### WHAT IS BEING ASKED
Check every line of the entries below for the word "this", and copy the ones that have it.

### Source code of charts
----------------------------------------
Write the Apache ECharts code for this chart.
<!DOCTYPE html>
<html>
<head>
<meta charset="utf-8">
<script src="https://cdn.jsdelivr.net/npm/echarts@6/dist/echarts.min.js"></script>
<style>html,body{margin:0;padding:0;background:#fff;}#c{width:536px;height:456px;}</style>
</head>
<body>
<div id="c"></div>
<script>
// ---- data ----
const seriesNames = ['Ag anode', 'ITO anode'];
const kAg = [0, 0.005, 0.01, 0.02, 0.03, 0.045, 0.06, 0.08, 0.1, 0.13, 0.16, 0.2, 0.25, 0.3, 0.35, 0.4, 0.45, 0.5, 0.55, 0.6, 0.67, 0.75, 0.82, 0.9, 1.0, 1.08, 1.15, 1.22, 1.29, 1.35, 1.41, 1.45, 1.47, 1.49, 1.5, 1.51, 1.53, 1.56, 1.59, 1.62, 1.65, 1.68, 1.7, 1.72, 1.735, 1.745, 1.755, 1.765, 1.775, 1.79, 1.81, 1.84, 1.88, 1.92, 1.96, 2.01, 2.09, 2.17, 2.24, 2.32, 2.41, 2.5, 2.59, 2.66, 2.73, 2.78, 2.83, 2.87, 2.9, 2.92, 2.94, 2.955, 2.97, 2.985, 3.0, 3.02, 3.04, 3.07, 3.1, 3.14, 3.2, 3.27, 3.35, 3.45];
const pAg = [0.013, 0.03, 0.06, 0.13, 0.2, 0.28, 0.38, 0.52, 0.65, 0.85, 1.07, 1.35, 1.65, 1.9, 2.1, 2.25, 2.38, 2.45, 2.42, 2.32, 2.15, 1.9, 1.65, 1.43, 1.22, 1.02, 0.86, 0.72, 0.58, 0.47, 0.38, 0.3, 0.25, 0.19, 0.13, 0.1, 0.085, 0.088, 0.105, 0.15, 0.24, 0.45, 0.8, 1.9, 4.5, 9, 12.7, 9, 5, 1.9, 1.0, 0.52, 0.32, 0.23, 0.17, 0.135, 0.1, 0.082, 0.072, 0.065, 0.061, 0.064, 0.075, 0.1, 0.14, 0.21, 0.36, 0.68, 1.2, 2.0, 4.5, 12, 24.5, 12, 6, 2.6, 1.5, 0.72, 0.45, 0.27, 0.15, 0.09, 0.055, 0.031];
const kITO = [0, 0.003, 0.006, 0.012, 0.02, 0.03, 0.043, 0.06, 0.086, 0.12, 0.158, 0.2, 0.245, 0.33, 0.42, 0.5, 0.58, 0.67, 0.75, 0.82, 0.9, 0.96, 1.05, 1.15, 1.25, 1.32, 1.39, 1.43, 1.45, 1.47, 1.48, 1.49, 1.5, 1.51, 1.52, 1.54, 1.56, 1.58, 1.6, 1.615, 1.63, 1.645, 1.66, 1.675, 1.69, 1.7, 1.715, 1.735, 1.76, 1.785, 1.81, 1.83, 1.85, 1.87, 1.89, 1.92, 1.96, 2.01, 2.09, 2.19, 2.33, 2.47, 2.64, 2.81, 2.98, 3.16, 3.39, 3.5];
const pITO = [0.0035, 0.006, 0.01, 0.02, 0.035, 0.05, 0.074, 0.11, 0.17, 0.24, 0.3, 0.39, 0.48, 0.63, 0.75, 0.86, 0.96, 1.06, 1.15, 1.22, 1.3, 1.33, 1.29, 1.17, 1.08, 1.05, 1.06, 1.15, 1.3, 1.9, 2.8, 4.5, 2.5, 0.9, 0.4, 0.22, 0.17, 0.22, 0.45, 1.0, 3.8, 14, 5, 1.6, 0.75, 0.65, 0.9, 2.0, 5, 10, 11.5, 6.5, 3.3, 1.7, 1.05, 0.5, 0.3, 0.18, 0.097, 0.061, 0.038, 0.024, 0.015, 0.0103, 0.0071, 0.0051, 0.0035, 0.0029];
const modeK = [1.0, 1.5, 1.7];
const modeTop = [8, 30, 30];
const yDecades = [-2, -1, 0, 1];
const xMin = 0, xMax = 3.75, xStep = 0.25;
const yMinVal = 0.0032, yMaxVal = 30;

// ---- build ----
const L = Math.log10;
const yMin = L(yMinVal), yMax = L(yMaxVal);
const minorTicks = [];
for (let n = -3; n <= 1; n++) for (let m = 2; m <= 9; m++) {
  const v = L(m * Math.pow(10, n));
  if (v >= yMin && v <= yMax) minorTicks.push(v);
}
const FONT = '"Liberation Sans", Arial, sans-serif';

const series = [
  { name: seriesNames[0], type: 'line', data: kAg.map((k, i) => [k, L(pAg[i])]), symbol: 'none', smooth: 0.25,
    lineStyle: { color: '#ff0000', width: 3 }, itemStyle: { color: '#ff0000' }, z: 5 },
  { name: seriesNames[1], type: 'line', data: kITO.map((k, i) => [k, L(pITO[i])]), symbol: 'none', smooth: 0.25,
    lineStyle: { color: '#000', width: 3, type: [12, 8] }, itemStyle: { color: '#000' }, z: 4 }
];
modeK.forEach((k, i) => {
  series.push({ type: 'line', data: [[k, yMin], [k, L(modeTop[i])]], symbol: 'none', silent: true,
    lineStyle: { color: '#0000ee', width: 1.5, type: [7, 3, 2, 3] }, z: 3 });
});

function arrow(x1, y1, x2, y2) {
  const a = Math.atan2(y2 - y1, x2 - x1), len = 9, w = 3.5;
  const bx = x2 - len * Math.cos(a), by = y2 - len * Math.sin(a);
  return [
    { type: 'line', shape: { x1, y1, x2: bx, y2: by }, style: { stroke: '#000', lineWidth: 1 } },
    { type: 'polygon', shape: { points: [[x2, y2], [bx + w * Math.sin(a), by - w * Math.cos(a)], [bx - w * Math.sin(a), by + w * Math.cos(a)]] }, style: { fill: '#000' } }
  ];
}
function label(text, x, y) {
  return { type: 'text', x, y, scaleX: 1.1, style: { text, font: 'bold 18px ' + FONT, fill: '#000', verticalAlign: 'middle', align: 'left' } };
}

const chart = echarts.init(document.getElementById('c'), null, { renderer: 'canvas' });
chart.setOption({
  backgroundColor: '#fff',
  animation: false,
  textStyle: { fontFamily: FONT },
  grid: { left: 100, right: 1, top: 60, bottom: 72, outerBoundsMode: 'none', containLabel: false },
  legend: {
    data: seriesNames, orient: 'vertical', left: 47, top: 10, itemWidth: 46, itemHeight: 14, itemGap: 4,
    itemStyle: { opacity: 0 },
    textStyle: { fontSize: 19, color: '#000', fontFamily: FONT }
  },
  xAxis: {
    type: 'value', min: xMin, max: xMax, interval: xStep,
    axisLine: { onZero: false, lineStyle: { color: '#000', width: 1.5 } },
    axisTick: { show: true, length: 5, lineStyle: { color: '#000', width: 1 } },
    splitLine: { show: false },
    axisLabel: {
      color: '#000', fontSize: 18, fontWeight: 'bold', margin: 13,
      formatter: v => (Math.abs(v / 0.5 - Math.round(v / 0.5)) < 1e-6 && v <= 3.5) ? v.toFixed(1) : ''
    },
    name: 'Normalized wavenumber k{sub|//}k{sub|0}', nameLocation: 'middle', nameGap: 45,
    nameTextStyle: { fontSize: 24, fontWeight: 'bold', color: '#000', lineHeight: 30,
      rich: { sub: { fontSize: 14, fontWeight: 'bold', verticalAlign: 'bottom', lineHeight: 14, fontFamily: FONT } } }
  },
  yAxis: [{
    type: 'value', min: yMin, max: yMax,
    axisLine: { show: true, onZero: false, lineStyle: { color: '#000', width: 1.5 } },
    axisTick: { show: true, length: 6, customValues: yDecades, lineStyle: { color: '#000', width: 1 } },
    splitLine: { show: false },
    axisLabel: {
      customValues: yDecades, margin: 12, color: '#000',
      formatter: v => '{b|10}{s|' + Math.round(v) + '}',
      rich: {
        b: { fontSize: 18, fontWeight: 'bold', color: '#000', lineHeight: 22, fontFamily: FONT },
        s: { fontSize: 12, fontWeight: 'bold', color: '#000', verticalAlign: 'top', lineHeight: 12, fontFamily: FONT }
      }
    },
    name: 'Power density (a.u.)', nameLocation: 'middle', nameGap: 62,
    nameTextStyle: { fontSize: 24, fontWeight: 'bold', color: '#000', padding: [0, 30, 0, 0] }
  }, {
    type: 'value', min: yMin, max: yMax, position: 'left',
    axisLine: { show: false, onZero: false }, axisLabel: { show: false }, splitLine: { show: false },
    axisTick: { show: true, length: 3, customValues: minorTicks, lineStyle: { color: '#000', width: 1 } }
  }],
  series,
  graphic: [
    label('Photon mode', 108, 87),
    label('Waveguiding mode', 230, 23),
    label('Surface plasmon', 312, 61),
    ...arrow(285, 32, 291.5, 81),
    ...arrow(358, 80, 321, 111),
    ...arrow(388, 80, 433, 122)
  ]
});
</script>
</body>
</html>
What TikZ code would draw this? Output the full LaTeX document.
----------------------------------------
### SOLUTION
Write the Apache ECharts code for this chart.
What TikZ code would draw this? Output the full LaTeX document.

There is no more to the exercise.